PPKM Diperpanjang, Begini Tanggapan Pekerja Seni dan Pedagang di Majalengka
“Sekalipun ada sebagian yang masih bisa bekerja, tetap ada banyak hal keterbatasan, kerja juga enggak nyaman. Aku kangen kerja di tempat yang layak, nggak di pelosok atau pedalaman yang mana terkadang jalan sulit ditempuh. Selain itu equipment (peralatan) juga tidak memadai,” ujar dia.
“Misalnya memakai mik musala atau mik salon aktif rumahan yang echo-nya 18 kali. Itu sangat tidak nyaman. Iya better (lebih baik) lah, daripada nggak boleh sama sekali,” tutur Niz.
Sementara itu, Ketua Majalengka Singers Community (MSC) Rekha Dewi Asgarini mengatakan, tidak bisa berbuat banyak dengan perpanjangan PPKM. Sebab, selama ini, pembatasan aktivitas lewat PPKM tak dibarengi dengan solusi yang bijak.

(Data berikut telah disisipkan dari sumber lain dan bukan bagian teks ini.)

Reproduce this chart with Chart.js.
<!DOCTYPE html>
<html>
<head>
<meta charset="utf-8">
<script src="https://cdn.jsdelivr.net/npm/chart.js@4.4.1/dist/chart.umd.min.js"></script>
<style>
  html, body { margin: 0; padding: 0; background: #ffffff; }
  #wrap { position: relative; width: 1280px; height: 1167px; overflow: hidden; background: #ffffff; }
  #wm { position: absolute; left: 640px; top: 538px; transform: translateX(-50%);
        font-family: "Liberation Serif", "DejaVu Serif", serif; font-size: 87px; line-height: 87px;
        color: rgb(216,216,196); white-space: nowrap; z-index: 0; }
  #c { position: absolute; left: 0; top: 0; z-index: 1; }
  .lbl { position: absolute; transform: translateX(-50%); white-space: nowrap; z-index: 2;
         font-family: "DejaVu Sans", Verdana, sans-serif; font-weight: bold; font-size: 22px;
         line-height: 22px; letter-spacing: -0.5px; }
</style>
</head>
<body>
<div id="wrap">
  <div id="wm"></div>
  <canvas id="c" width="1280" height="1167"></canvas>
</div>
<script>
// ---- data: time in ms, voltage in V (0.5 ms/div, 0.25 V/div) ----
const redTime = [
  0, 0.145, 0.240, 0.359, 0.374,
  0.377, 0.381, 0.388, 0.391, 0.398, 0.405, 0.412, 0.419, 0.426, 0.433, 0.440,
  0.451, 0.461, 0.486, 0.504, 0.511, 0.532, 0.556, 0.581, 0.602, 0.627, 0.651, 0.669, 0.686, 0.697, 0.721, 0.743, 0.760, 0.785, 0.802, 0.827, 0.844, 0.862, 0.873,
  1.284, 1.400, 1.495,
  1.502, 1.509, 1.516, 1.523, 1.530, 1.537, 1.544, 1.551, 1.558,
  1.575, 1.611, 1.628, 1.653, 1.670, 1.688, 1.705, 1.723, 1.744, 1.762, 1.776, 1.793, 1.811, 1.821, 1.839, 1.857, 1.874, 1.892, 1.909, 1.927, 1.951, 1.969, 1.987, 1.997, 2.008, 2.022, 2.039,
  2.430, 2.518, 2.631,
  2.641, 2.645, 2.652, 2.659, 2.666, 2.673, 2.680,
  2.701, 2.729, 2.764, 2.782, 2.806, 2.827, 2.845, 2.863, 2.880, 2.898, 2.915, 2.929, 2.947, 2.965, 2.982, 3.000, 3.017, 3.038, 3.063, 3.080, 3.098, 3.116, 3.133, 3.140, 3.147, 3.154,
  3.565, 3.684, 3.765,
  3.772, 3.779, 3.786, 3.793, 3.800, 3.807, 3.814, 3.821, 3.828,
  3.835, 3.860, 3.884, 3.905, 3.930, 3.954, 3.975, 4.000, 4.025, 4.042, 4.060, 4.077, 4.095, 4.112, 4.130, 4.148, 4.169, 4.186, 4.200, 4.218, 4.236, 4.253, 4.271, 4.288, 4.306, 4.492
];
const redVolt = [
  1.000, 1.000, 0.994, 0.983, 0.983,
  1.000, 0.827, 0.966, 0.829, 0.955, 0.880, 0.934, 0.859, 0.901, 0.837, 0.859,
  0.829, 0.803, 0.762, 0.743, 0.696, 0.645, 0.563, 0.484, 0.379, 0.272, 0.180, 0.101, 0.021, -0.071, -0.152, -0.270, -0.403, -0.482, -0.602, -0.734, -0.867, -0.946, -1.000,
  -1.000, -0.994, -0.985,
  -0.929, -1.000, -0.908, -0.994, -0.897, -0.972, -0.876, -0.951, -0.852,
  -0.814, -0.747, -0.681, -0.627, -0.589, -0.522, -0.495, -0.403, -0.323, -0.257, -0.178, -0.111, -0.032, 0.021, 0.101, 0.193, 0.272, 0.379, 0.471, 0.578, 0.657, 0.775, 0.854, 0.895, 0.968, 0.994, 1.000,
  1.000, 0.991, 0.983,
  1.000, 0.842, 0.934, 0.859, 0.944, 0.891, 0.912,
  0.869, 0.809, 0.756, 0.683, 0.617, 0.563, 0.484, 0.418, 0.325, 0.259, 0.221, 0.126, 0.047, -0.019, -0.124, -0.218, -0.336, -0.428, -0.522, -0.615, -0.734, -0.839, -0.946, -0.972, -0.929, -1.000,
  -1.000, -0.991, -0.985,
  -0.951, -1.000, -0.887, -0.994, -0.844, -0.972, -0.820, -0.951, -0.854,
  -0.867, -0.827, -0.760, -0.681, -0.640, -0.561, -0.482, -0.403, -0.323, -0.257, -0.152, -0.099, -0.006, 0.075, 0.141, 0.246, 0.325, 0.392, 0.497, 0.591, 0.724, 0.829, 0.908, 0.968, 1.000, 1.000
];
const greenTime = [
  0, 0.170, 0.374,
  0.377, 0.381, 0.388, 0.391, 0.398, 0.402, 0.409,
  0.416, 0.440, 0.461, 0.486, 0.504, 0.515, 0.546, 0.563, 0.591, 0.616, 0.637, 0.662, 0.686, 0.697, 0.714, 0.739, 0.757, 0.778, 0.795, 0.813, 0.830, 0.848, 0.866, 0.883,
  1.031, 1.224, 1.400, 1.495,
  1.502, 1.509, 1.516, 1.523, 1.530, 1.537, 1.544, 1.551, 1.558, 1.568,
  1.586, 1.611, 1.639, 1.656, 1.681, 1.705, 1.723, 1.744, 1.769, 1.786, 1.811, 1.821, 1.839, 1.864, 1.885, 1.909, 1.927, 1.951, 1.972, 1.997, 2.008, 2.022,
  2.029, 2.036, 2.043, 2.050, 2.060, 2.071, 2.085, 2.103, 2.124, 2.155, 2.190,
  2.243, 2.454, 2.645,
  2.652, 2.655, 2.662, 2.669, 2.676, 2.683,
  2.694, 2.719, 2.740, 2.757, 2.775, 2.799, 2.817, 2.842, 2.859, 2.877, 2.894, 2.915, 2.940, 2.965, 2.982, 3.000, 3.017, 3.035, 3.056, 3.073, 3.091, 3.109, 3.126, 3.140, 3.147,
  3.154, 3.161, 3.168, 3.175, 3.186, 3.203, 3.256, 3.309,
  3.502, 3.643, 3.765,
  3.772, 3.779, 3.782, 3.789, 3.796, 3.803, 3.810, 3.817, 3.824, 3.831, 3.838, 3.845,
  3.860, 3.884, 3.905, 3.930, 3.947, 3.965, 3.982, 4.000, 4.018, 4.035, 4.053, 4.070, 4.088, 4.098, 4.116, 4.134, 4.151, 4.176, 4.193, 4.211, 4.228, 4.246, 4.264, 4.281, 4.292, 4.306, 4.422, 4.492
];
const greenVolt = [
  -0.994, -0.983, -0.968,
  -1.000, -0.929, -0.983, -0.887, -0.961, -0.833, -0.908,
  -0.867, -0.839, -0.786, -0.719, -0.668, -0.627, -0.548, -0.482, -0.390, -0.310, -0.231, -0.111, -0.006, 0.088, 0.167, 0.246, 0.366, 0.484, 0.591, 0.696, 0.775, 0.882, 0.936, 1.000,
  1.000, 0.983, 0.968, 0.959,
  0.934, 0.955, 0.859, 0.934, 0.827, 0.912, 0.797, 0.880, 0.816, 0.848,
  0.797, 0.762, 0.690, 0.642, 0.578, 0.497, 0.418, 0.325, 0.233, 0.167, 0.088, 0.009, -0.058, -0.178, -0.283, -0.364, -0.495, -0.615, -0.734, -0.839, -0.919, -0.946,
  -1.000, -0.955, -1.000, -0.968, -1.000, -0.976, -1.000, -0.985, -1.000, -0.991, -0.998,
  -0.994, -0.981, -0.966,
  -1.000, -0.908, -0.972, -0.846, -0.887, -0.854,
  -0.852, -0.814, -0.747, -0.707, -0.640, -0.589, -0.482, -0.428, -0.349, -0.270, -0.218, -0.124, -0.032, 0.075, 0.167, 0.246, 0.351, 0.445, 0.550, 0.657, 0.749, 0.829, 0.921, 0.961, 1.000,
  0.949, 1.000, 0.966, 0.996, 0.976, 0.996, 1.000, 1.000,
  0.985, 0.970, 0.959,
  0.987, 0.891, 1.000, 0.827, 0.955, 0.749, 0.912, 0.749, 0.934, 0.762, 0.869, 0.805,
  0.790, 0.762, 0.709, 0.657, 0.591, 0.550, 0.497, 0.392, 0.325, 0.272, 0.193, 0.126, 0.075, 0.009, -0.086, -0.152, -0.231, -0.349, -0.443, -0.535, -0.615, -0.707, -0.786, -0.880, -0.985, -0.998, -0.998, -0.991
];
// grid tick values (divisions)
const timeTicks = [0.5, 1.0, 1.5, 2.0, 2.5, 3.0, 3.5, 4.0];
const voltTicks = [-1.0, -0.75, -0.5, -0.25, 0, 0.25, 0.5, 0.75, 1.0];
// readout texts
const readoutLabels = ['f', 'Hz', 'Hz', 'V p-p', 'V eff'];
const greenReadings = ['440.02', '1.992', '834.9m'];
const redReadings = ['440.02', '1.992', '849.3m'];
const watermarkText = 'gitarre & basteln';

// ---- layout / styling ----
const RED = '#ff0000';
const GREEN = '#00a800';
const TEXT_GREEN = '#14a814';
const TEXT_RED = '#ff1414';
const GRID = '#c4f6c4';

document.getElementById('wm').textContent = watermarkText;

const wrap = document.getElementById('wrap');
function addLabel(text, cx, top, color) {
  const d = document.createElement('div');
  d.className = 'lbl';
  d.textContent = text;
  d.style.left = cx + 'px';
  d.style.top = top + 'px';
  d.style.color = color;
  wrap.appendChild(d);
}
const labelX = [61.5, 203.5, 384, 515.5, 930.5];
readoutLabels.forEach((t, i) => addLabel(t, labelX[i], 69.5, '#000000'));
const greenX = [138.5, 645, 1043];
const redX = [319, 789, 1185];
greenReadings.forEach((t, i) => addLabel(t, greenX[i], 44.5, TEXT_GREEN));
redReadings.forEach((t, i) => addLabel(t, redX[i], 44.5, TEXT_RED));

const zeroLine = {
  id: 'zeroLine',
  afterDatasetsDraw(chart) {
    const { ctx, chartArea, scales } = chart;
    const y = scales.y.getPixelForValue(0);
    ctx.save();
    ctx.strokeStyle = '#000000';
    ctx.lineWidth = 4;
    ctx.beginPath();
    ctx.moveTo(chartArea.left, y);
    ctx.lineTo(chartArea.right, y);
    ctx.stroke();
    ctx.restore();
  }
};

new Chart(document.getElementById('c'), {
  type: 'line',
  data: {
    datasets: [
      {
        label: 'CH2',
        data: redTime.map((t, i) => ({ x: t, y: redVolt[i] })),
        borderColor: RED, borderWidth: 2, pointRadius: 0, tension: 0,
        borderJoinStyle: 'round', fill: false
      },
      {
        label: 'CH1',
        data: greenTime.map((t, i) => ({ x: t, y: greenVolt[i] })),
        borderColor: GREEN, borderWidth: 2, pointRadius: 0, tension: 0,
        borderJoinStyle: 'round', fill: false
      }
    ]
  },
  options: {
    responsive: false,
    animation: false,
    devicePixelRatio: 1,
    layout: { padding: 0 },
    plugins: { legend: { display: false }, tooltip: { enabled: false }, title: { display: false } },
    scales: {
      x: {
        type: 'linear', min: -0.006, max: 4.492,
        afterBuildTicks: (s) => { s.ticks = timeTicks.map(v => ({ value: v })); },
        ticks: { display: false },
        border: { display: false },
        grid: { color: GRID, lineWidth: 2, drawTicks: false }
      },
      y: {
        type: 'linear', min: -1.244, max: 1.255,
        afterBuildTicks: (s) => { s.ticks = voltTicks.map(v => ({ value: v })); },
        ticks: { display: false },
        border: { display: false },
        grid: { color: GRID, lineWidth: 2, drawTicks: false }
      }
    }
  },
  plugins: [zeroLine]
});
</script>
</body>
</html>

“Ya sedihlah, marah. Marahnya bercabang kaditu-kadieu (ke sana ke mari). Sedih, marah sama pemerintah. Sedih, marah sama temen-teman yang abai Prokes. Percuma kan kita prokes ketat, sementara sekitar kita abai. PPKM menurut saya tidak terlalu efektif. Apalagi aturan dan pembatasan pada masa PPKM tidak diseimbangkan dengan solusi. Maka yang terjadi adalah PPKM justru membuat imun turun,” kata Rekha.
Sebagai pekerja seni yang aktivitasnya di atas panggung, ujar dia, MSC selalu memperhatikan prokes. Meskipun tidak nyaman, tetapi mereka tetap melaksanakannya, karena kondisi mereka ‘mengharuskan’ tetap beraktivitas. “Kami selalu prokes ketat. Di depan stage pake plastik transparan. Nggak apa-apa kami nyanyi kaya di dalem aquarium,” ujarnya.